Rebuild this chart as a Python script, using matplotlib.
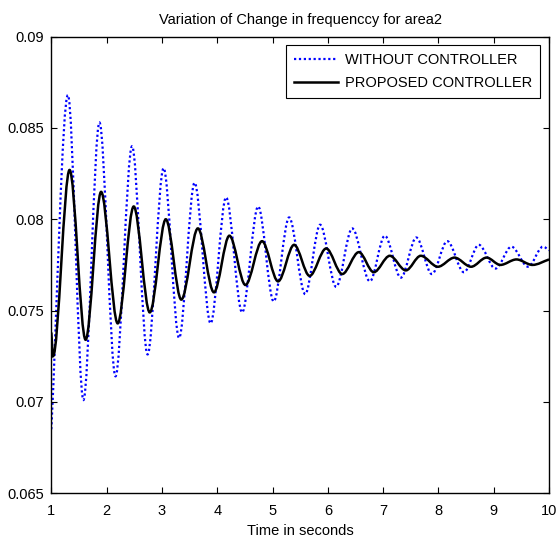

---

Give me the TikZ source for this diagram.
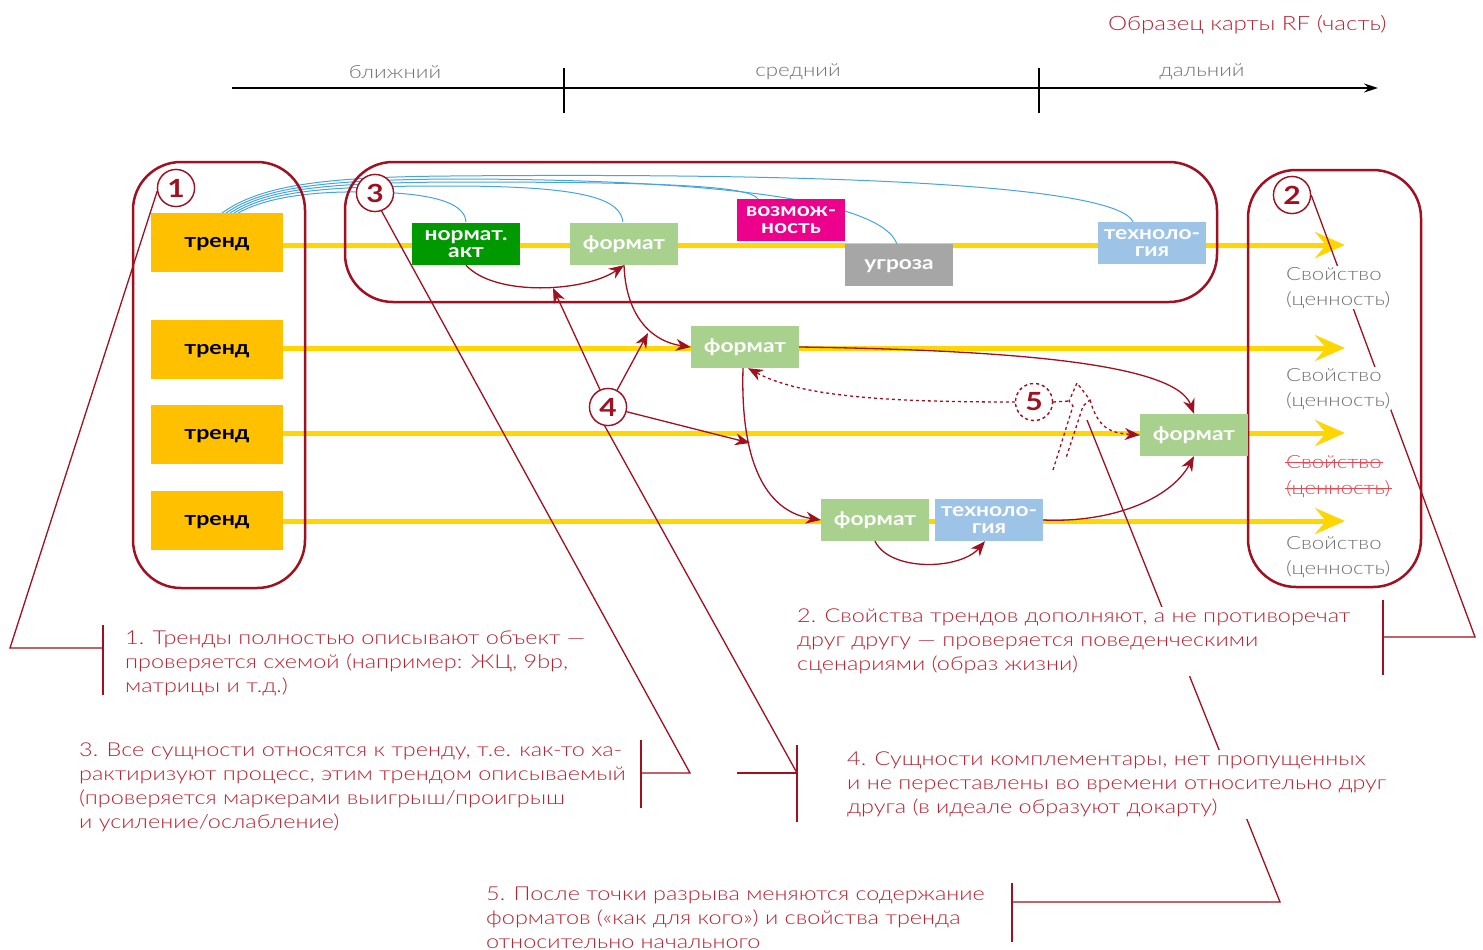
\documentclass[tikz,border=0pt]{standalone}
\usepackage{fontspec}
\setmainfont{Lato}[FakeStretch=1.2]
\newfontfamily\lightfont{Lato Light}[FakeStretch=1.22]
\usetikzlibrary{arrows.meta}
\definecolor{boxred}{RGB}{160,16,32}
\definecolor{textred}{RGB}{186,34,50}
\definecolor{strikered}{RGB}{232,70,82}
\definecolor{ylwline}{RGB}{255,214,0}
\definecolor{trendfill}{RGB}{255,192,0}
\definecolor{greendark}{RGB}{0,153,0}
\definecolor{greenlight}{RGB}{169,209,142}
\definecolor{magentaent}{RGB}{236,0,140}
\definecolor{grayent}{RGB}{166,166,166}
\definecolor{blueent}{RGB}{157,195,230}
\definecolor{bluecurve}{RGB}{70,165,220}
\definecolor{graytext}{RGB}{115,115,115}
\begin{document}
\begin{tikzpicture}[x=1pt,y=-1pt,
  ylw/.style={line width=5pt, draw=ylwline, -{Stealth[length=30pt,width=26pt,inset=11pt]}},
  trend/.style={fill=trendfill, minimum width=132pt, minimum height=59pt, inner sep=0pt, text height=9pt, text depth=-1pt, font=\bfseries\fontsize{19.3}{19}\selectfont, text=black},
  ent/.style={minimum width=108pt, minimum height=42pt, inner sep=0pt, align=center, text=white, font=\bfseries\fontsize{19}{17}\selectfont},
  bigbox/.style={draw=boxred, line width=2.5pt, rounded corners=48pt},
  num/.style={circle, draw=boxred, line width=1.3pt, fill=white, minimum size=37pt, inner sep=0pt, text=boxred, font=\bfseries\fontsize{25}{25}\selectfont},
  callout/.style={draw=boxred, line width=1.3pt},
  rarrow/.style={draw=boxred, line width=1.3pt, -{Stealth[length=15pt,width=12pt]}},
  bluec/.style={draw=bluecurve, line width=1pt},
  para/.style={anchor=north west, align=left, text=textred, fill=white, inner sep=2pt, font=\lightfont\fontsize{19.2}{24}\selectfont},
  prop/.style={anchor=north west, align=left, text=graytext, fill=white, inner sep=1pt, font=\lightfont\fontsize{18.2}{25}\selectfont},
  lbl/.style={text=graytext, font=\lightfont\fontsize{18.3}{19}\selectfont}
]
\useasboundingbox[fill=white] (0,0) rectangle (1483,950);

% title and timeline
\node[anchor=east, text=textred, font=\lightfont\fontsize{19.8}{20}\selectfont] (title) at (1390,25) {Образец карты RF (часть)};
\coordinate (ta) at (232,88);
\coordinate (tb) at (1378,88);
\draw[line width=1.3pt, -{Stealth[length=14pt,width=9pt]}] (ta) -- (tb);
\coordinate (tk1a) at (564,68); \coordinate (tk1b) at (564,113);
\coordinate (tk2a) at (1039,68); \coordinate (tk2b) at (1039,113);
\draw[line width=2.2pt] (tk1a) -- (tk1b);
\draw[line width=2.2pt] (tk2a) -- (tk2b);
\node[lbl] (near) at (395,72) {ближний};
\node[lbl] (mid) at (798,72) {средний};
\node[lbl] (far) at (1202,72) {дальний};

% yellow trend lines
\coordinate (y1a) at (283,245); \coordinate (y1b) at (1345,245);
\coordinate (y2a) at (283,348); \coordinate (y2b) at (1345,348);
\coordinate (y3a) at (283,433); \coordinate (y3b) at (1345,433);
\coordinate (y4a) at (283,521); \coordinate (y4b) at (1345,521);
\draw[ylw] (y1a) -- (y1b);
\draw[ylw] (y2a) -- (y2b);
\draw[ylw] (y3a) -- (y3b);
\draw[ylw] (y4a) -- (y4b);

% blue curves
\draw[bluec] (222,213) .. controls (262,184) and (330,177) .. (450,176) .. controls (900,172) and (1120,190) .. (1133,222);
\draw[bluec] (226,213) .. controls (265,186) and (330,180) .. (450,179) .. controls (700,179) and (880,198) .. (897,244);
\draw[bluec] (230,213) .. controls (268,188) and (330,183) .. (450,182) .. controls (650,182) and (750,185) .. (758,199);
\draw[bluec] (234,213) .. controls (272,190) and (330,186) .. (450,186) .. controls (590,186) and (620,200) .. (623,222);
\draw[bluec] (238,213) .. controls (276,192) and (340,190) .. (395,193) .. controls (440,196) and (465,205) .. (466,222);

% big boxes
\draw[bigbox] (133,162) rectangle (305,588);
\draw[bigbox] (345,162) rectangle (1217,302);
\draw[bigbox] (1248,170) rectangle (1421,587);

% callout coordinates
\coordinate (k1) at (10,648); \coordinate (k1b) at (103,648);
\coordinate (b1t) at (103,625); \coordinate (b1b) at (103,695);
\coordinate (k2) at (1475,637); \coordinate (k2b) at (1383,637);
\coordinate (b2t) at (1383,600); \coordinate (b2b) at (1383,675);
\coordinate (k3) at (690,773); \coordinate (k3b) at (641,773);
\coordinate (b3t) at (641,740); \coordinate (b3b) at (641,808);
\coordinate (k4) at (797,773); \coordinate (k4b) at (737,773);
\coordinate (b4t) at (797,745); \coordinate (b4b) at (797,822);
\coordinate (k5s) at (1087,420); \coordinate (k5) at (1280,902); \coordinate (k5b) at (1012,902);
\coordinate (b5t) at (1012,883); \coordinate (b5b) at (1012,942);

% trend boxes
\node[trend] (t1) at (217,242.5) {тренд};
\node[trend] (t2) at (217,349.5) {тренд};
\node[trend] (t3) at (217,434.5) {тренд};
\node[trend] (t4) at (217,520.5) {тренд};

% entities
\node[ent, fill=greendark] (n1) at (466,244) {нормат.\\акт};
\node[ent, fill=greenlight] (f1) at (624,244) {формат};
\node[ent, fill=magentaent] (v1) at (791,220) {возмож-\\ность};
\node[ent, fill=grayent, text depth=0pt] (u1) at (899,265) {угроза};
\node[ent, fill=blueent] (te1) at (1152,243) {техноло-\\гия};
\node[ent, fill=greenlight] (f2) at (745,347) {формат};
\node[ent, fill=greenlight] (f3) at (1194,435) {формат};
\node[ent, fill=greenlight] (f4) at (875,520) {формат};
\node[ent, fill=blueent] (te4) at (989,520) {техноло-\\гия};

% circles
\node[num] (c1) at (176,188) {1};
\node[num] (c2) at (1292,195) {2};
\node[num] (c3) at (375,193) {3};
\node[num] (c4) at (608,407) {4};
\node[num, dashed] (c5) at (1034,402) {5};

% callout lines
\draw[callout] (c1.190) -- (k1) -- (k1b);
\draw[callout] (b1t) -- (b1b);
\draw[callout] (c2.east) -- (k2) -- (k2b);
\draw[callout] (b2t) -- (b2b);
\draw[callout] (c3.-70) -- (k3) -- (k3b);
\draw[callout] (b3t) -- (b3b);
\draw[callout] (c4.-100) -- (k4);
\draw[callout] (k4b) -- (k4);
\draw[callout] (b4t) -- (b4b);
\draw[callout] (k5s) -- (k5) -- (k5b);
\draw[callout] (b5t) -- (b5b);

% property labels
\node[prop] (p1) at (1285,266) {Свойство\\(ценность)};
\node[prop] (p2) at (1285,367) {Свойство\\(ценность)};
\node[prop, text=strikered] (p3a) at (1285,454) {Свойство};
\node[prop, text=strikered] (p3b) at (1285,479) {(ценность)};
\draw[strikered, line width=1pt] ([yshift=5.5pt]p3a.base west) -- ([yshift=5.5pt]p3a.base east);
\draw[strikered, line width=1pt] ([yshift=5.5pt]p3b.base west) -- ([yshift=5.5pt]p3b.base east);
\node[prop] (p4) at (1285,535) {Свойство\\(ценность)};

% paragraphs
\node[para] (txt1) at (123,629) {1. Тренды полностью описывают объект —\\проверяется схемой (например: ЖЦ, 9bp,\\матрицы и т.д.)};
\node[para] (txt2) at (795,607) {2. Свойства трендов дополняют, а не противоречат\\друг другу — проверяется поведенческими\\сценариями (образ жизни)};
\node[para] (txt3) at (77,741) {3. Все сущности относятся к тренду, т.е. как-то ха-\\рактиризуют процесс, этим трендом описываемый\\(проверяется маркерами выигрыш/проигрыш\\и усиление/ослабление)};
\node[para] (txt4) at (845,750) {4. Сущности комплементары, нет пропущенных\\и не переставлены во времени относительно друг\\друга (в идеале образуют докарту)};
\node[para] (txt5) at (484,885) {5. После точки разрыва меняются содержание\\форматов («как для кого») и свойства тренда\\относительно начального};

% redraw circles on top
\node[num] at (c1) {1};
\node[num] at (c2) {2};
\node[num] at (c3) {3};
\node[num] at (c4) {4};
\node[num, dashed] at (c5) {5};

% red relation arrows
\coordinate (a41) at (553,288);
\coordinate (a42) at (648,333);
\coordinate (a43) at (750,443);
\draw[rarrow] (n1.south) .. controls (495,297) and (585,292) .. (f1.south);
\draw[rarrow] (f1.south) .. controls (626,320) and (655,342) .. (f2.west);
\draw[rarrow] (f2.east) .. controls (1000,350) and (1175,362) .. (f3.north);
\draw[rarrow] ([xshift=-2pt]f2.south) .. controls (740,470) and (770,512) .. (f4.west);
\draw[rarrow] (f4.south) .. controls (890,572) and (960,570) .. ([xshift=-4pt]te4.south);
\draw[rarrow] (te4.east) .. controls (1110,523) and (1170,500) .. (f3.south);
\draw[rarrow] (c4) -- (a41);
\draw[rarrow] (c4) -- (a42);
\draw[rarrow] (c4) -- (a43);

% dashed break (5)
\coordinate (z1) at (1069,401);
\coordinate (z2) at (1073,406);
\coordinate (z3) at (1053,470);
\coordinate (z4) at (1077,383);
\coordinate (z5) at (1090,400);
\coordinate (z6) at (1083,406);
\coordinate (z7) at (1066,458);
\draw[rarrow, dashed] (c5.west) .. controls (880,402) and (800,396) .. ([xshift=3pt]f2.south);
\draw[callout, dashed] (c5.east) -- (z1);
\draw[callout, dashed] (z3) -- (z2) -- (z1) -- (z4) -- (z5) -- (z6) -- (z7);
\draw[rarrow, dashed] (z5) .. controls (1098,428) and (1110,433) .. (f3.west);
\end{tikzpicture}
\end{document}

→ **WHAT IS REQUIRED**
Pick every line with "this" in it and copy it.

→ **COMPLETED TASK**
Rebuild this chart as a Python script, using matplotlib.
Give me the TikZ source for this diagram.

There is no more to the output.